WHAT TO PRODUCE: Give back, exactly as it appears, the run of lines opening with the one containing "The picture is" and closing with the one containing "from matplotlib.ticker import FuncFormatter". Nothing outside that run should appear.

[Entries from a dataset]
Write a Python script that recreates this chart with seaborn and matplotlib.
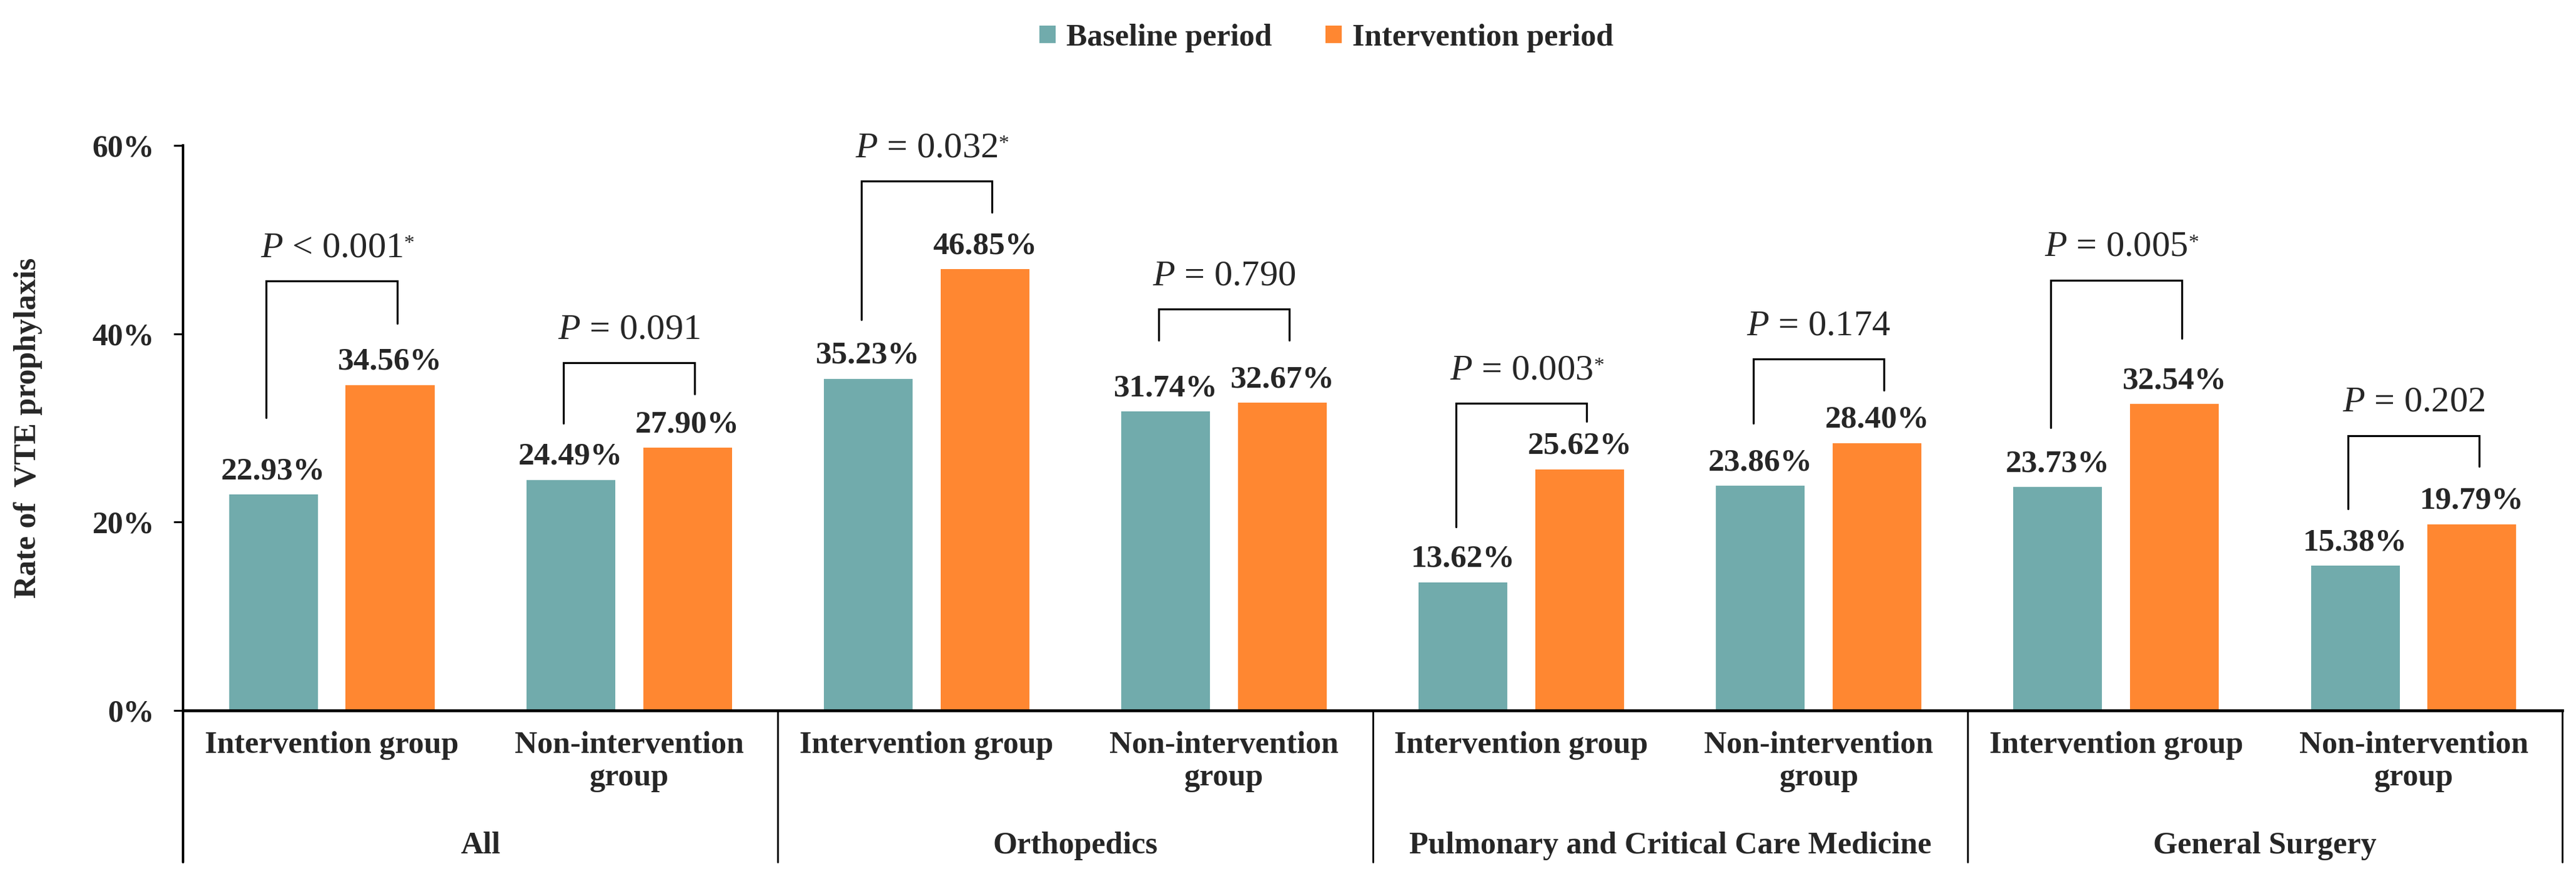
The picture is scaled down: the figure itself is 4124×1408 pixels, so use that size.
import pandas as pd
import seaborn as sns
import matplotlib.pyplot as plt
from matplotlib.ticker import FuncFormatter

# Data ------------------------------------------------------------------------

departments = ["All", "Orthopedics", "Pulmonary and Critical Care Medicine", "General Surgery"]
subgroups = ["Intervention group", "Non-intervention\ngroup"]
periods = ["Baseline period", "Intervention period"]

baseline = [22.93, 24.49, 35.23, 31.74, 13.62, 23.86, 23.73, 15.38]
intervention = [34.56, 27.90, 46.85, 32.67, 25.62, 28.40, 32.54, 19.79]

p_values = ["< 0.001", "= 0.091", "= 0.032", "= 0.790", "= 0.003", "= 0.174", "= 0.005", "= 0.202"]
significant = [True, False, True, False, True, False, True, False]

# bracket levels (in % units)
bracket_top = [45.6, 36.9, 56.2, 42.6, 32.6, 37.3, 45.7, 29.2]
bracket_left = [31.1, 30.5, 41.5, 39.3, 19.5, 30.5, 30.0, 21.4]
bracket_right = [41.1, 33.6, 52.9, 39.3, 30.7, 34.0, 39.5, 25.9]

teal = "#71ABAC"
orange = "#FF8731"

# Long table for seaborn ------------------------------------------------------

keys = [d + " | " + s for d in departments for s in subgroups]
df = pd.DataFrame({
  "key": keys * 2,
  "rate": baseline + intervention,
  "period": [periods[0]] * len(keys) + [periods[1]] * len(keys),
})

# Style -----------------------------------------------------------------------

sns.set_style("white")
plt.rcParams["font.family"] = ["Liberation Serif", "DejaVu Serif"]
plt.rcParams["mathtext.fontset"] = "custom"
plt.rcParams["mathtext.rm"] = "Liberation Serif"
plt.rcParams["mathtext.it"] = "Liberation Serif:italic"

fig = plt.figure(figsize = (41.24, 14.08), dpi = 100)
ax = fig.add_axes([0.07105, 0.19176, 0.92362, 0.64276])

sns.barplot(data = df, x = "key", y = "rate", hue = "period", order = keys,
            hue_order = periods, palette = [teal, orange], width = 0.785, gap = 0.24,
            linewidth = 0, saturation = 1, ax = ax)

ax.set_xlim(-0.5, len(keys) - 0.5)
ax.set_ylim(0, 60)
ax.set_xlabel("")
ax.set_ylabel("")

# Axes ------------------------------------------------------------------------

for side in ["top", "right"]:
    ax.spines[side].set_visible(False)
ax.spines["left"].set_linewidth(2.9)
ax.spines["bottom"].set_linewidth(3.3)
ax.spines["left"].set_color("black")
ax.spines["bottom"].set_color("black")

ax.set_yticks([0, 20, 40, 60])
ax.yaxis.set_major_formatter(FuncFormatter(lambda v, pos: f"{v:.0f}%"))
ax.tick_params(axis = "y", direction = "out", length = 10.8, width = 2.2, pad = 22,
               labelsize = 36, left = True, color = "black")
for t in ax.get_yticklabels():
    t.set_fontweight("bold")

ax.set_xticks(range(len(keys)))
ax.set_xticklabels(subgroups * len(departments), fontsize = 36, fontweight = "bold",
                   linespacing = 1.15)
ax.tick_params(axis = "x", length = 0, pad = 24)

fig.text(45 / 4124, 0.5135, "Rate of  VTE prophylaxis", rotation = 90, ha = "center",
         va = "center", fontsize = 36, fontweight = "bold")

# Value labels ----------------------------------------------------------------

for container, values in zip(ax.containers, [baseline, intervention]):
    ax.bar_label(container, labels = [f"{v:.2f}%" for v in values], padding = 10,
                 fontsize = 37, fontweight = "bold")

# P-value brackets ------------------------------------------------------------

half = 0.22

for i in range(len(keys)):
    top = bracket_top[i]
    ax.plot([i - half, i - half, i + half, i + half],
            [bracket_left[i], top, top, bracket_right[i]],
            color = "black", lw = 2.3, solid_joinstyle = "miter", clip_on = False)
    ptext = ax.annotate(r"$\mathit{P}$ " + p_values[i], (i, top), xytext = (0, 38),
                        textcoords = "offset points", ha = "center", va = "center",
                        fontsize = 42)
    if significant[i]:
        ax.annotate("*", xy = (1.0, 0.92), xycoords = ptext, xytext = (1, 0),
                    textcoords = "offset points", ha = "left", va = "top", fontsize = 24)

# Department separators and labels --------------------------------------------

trans = ax.get_xaxis_transform()
for j, x in enumerate([-0.5, 1.5, 3.5, 5.5, 7.5]):
    ax.plot([x, x], [0, -0.2685], transform = trans, clip_on = False, color = "black",
            lw = 2.9 if j == 0 else 2.0)

for k, name in enumerate(departments):
    ax.text(2 * k + 0.5, -0.24, name, transform = trans, ha = "center", va = "center",
            fontsize = 36, fontweight = "bold")

# Legend ----------------------------------------------------------------------

handles, labels = ax.get_legend_handles_labels()
ax.get_legend().remove()
fig.legend(handles, labels, loc = "center", bbox_to_anchor = (0.515, 0.9567), ncol = 2,
           frameon = False, prop = {"size": 36, "weight": "bold"}, handlelength = 0.52,
           handleheight = 0.5, handletextpad = 0.34, columnspacing = 1.72)

fig.savefig("out.png", dpi = 100, facecolor = "white")
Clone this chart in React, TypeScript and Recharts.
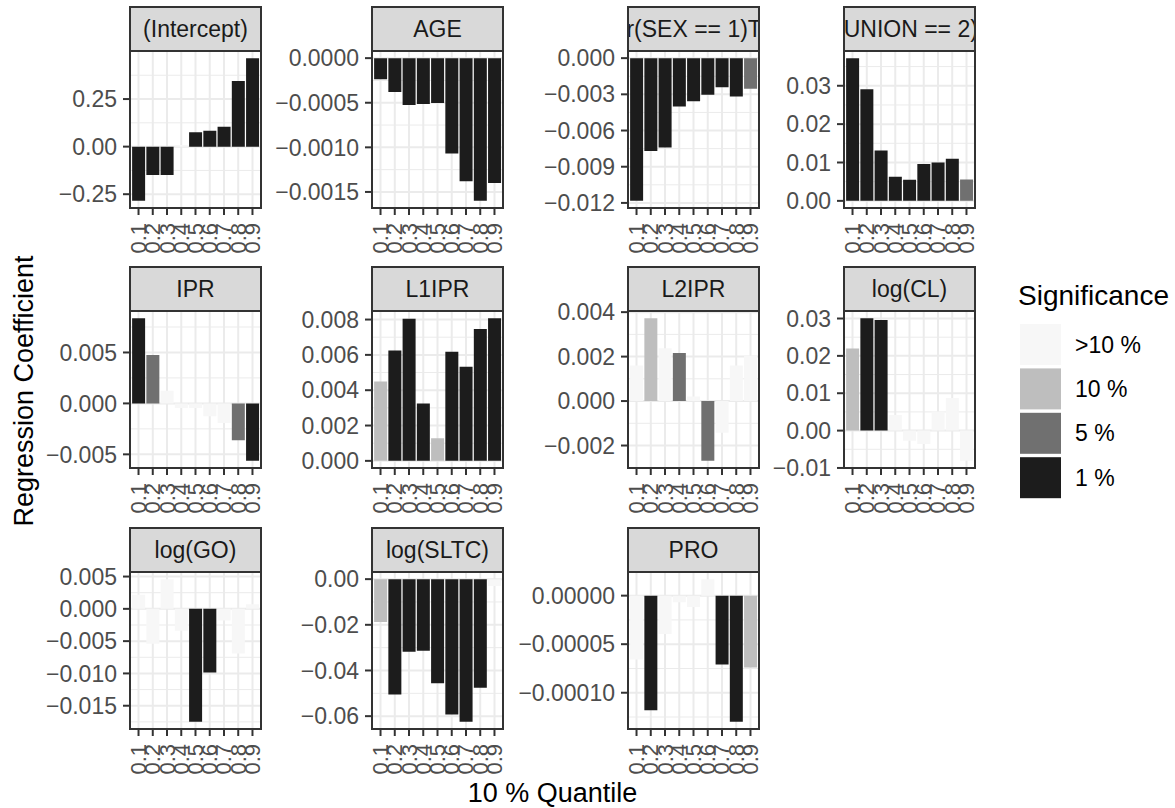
import React from "react";
import { BarChart, Bar, XAxis, YAxis, CartesianGrid, Cell } from "recharts";

// ---------------- data ----------------
const quantiles = ["0.1", "0.2", "0.3", "0.4", "0.5", "0.6", "0.7", "0.8", "0.9"];

const significanceLevels = [">10 %", "10 %", "5 %", "1 %"];
const significanceColors = ["#F7F7F7", "#BEBEBE", "#707070", "#1C1C1C"];

const interceptCoef = [-0.285, -0.149, -0.149, 0.008, 0.075, 0.083, 0.104, 0.345, 0.465];
const interceptSig = ["1 %", "1 %", "1 %", ">10 %", "1 %", "1 %", "1 %", "1 %", "1 %"];
const interceptTicks = [-0.25, 0, 0.25];
const interceptTickLabels = ["\u22120.25", "0.00", "0.25"];

const ageCoef = [-0.000237, -0.000381, -0.000526, -0.000515, -0.000504, -0.00107, -0.00138, -0.0016, -0.0014];
const ageSig = ["1 %", "1 %", "1 %", "1 %", "1 %", "1 %", "1 %", "1 %", "1 %"];
const ageTicks = [-0.0015, -0.001, -0.0005, 0];
const ageTickLabels = ["\u22120.0015", "\u22120.0010", "\u22120.0005", "0.0000"];

const sexCoef = [-0.01183, -0.0077, -0.0074, -0.004, -0.00358, -0.00303, -0.00242, -0.00317, -0.00253];
const sexSig = ["1 %", "1 %", "1 %", "1 %", "1 %", "1 %", "1 %", "1 %", "5 %"];
const sexTicks = [-0.012, -0.009, -0.006, -0.003, 0];
const sexTickLabels = ["\u22120.012", "\u22120.009", "\u22120.006", "\u22120.003", "0.000"];

const unionCoef = [0.0372, 0.0291, 0.0131, 0.0063, 0.0055, 0.0096, 0.01, 0.011, 0.0056];
const unionSig = ["1 %", "1 %", "1 %", "1 %", "1 %", "1 %", "1 %", "1 %", "5 %"];
const unionTicks = [0, 0.01, 0.02, 0.03];
const unionTickLabels = ["0.00", "0.01", "0.02", "0.03"];

const iprCoef = [0.00837, 0.00476, 0.00124, -0.00046, -0.00046, -0.00127, -0.00192, -0.00362, -0.00564];
const iprSig = ["1 %", "5 %", ">10 %", ">10 %", ">10 %", ">10 %", ">10 %", "5 %", "1 %"];
const iprTicks = [-0.005, 0, 0.005];
const iprTickLabels = ["\u22120.005", "0.000", "0.005"];

const l1iprCoef = [0.00449, 0.00625, 0.00804, 0.00325, 0.00128, 0.00618, 0.00533, 0.00747, 0.00808];
const l1iprSig = ["10 %", "1 %", "1 %", "1 %", "10 %", "1 %", "1 %", "1 %", "1 %"];
const l1iprTicks = [0, 0.002, 0.004, 0.006, 0.008];
const l1iprTickLabels = ["0.000", "0.002", "0.004", "0.006", "0.008"];

const l2iprCoef = [0.0016, 0.00373, 0.00237, 0.00216, 0.0002, -0.00269, -0.00143, 0.0016, 0.00204];
const l2iprSig = [">10 %", "10 %", ">10 %", "5 %", ">10 %", "5 %", ">10 %", ">10 %", ">10 %"];
const l2iprTicks = [-0.002, 0, 0.002, 0.004];
const l2iprTickLabels = ["\u22120.002", "0.000", "0.002", "0.004"];

const logClCoef = [0.022, 0.0301, 0.0296, 0.0042, -0.0027, -0.0036, 0.0051, 0.0087, -0.0081];
const logClSig = ["10 %", "1 %", "1 %", ">10 %", ">10 %", ">10 %", ">10 %", ">10 %", ">10 %"];
const logClTicks = [-0.01, 0, 0.01, 0.02, 0.03];
const logClTickLabels = ["\u22120.01", "0.00", "0.01", "0.02", "0.03"];

const logGoCoef = [0.0022, -0.0054, 0.0046, -0.0034, -0.0175, -0.00985, -0.0018, -0.0069, 0.0007];
const logGoSig = [">10 %", ">10 %", ">10 %", ">10 %", "1 %", "1 %", ">10 %", ">10 %", ">10 %"];
const logGoTicks = [-0.015, -0.01, -0.005, 0, 0.005];
const logGoTickLabels = ["\u22120.015", "\u22120.010", "\u22120.005", "0.000", "0.005"];

const logSltcCoef = [-0.0188, -0.0505, -0.0318, -0.0314, -0.0456, -0.0593, -0.0625, -0.0476, -0.003];
const logSltcSig = ["10 %", "1 %", "1 %", "1 %", "1 %", "1 %", "1 %", "1 %", ">10 %"];
const logSltcTicks = [-0.06, -0.04, -0.02, 0];
const logSltcTickLabels = ["\u22120.06", "\u22120.04", "\u22120.02", "0.00"];

const proCoef = [-0.0000658, -0.000118, -0.0000394, -0.0000068, -0.0000116, 0.000017, -0.0000708, -0.00013, -0.000074];
const proSig = [">10 %", "1 %", ">10 %", ">10 %", ">10 %", ">10 %", "1 %", "1 %", "10 %"];
const proTicks = [-0.0001, -0.00005, 0];
const proTickLabels = ["\u22120.00010", "\u22120.00005", "0.00000"];

const facetLabels = [
  "(Intercept)", "AGE", "factor(SEX == 1)TRUE", "factor(UNION == 2)TRUE",
  "IPR", "L1IPR", "L2IPR", "log(CL)",
  "log(GO)", "log(SLTC)", "PRO",
];

const yTitle = "Regression Coefficient";
const xTitle = "10 % Quantile";
const legendTitle = "Significance";

// ---------------- layout ----------------
const FONT = "'Liberation Sans', Arial, Helvetica, sans-serif";
const COL_LEFT = [130, 372, 628, 844];
const ROW_TOP = [51, 311, 572];
const PANEL_W = 131;
const PANEL_H = 157;
const STRIP_H = 44;
const AXIS_W = 125;
const XAXIS_H = 50;
const TOP_PAD = 16;
const RIGHT_PAD = 12;

const facets = [
  { coef: interceptCoef, sig: interceptSig, ticks: interceptTicks, labels: interceptTickLabels },
  { coef: ageCoef, sig: ageSig, ticks: ageTicks, labels: ageTickLabels },
  { coef: sexCoef, sig: sexSig, ticks: sexTicks, labels: sexTickLabels },
  { coef: unionCoef, sig: unionSig, ticks: unionTicks, labels: unionTickLabels },
  { coef: iprCoef, sig: iprSig, ticks: iprTicks, labels: iprTickLabels },
  { coef: l1iprCoef, sig: l1iprSig, ticks: l1iprTicks, labels: l1iprTickLabels },
  { coef: l2iprCoef, sig: l2iprSig, ticks: l2iprTicks, labels: l2iprTickLabels },
  { coef: logClCoef, sig: logClSig, ticks: logClTicks, labels: logClTickLabels },
  { coef: logGoCoef, sig: logGoSig, ticks: logGoTicks, labels: logGoTickLabels },
  { coef: logSltcCoef, sig: logSltcSig, ticks: logSltcTicks, labels: logSltcTickLabels },
  { coef: proCoef, sig: proSig, ticks: proTicks, labels: proTickLabels },
].map((f, i) => ({ ...f, label: facetLabels[i] }));

const colorOf = (s: string) => significanceColors[significanceLevels.indexOf(s)];

const XTick = (props: any) => {
  const { x, y, payload } = props;
  return (
    <text
      x={x}
      y={y}
      transform={`rotate(-90, ${x}, ${y})`}
      textAnchor="end"
      dominantBaseline="central"
      fontSize={22}
      fill="#4D4D4D"
      fontFamily={FONT}
    >
      {payload.value}
    </text>
  );
};

function Facet({ facet, idx }: { facet: any; idx: number }) {
  const col = idx % 4;
  const row = Math.floor(idx / 4);
  const left = COL_LEFT[col];
  const top = ROW_TOP[row];
  const data = quantiles.map((q, i) => ({ q, v: facet.coef[i], s: facet.sig[i] }));
  const lo = Math.min(0, ...facet.coef);
  const hi = Math.max(0, ...facet.coef);
  const pad = (hi - lo) * 0.05;
  const domain: [number, number] = [lo - pad, hi + pad];
  const majors: number[] = [...facet.ticks].sort((a: number, b: number) => a - b);
  const step = majors[1] - majors[0];
  const minors = [majors[0] - step / 2, ...majors.map((m) => m + step / 2)].filter(
    (m) => m > domain[0] && m < domain[1]
  );
  const fmt = (v: number) => {
    const i = facet.ticks.findIndex((t: number) => Math.abs(t - v) < 1e-12);
    return i >= 0 ? facet.labels[i] : String(v);
  };
  return (
    <>
      <div style={{ position: "absolute", left: left - AXIS_W, top: top - TOP_PAD }}>
        <BarChart
          width={AXIS_W + PANEL_W + RIGHT_PAD}
          height={TOP_PAD + PANEL_H + XAXIS_H}
          data={data}
          margin={{ top: TOP_PAD, right: RIGHT_PAD, bottom: 0, left: 0 }}
          barCategoryGap="5%"
        >
          <CartesianGrid vertical={false} horizontalValues={minors} stroke="#EBEBEB" strokeWidth={1} />
          <CartesianGrid stroke="#EBEBEB" strokeWidth={2} />
          <XAxis
            dataKey="q"
            type="category"
            interval={0}
            height={XAXIS_H}
            padding={{ left: 1.4, right: 1.4 }}
            axisLine={false}
            tickSize={7}
            tickMargin={8}
            tickLine={{ stroke: "#333333", strokeWidth: 2 }}
            tick={<XTick />}
          />
          <YAxis
            type="number"
            domain={domain}
            allowDataOverflow
            ticks={facet.ticks}
            interval={0}
            width={AXIS_W}
            axisLine={false}
            tickSize={7}
            tickMargin={6}
            tickLine={{ stroke: "#333333", strokeWidth: 2 }}
            tick={{ fill: "#4D4D4D", fontSize: 23, fontFamily: FONT }}
            tickFormatter={fmt}
          />
          <Bar dataKey="v" isAnimationActive={false}>
            {data.map((d, i) => (
              <Cell key={i} fill={colorOf(d.s)} />
            ))}
          </Bar>
        </BarChart>
      </div>
      <div
        style={{
          position: "absolute",
          left: left - 1,
          top: top - 1,
          width: PANEL_W + 2,
          height: PANEL_H + 2,
          border: "2px solid #333333",
          boxSizing: "border-box",
          pointerEvents: "none",
        }}
      />
      <div
        style={{
          position: "absolute",
          left: left - 1,
          top: top - STRIP_H - 1,
          width: PANEL_W + 2,
          height: STRIP_H + 2,
          border: "2px solid #333333",
          boxSizing: "border-box",
          background: "#D9D9D9",
          overflow: "hidden",
          display: "flex",
          alignItems: "center",
          justifyContent: "center",
          whiteSpace: "nowrap",
          fontFamily: FONT,
          fontSize: 23,
          color: "#1A1A1A",
        }}
      >
        <span>{facet.label}</span>
      </div>
    </>
  );
}

export default function App() {
  return (
    <div
      style={{
        position: "absolute",
        left: 0,
        top: 0,
        width: 1175,
        height: 808,
        background: "#FFFFFF",
        overflow: "hidden",
        fontFamily: FONT,
      }}
    >
      {facets.map((f, i) => (
        <Facet key={i} facet={f} idx={i} />
      ))}
      <svg
        width={1175}
        height={808}
        style={{ position: "absolute", left: 0, top: 0, pointerEvents: "none" }}
      >
        <text
          x={33}
          y={391}
          transform="rotate(-90, 33, 391)"
          textAnchor="middle"
          fontSize={27}
          fontFamily={FONT}
          fill="#000000"
        >
          {yTitle}
        </text>
        <text x={552.5} y={802} textAnchor="middle" fontSize={27} fontFamily={FONT} fill="#000000">
          {xTitle}
        </text>
        <text x={1018} y={305} fontSize={28} fontFamily={FONT} fill="#000000">
          {legendTitle}
        </text>
        {significanceLevels.map((lvl, i) => (
          <g key={lvl}>
            <rect x={1020} y={324 + i * 44.4} width={41} height={41} fill={significanceColors[i]} />
            <text
              x={1075}
              y={324 + i * 44.4 + 20.5}
              dominantBaseline="central"
              fontSize={23}
              fontFamily={FONT}
              fill="#000000"
            >
              {lvl}
            </text>
          </g>
        ))}
      </svg>
    </div>
  );
}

EXERCISE RESPONSE:
The picture is scaled down: the figure itself is 4124×1408 pixels, so use that size.
import pandas as pd
import seaborn as sns
import matplotlib.pyplot as plt
from matplotlib.ticker import FuncFormatter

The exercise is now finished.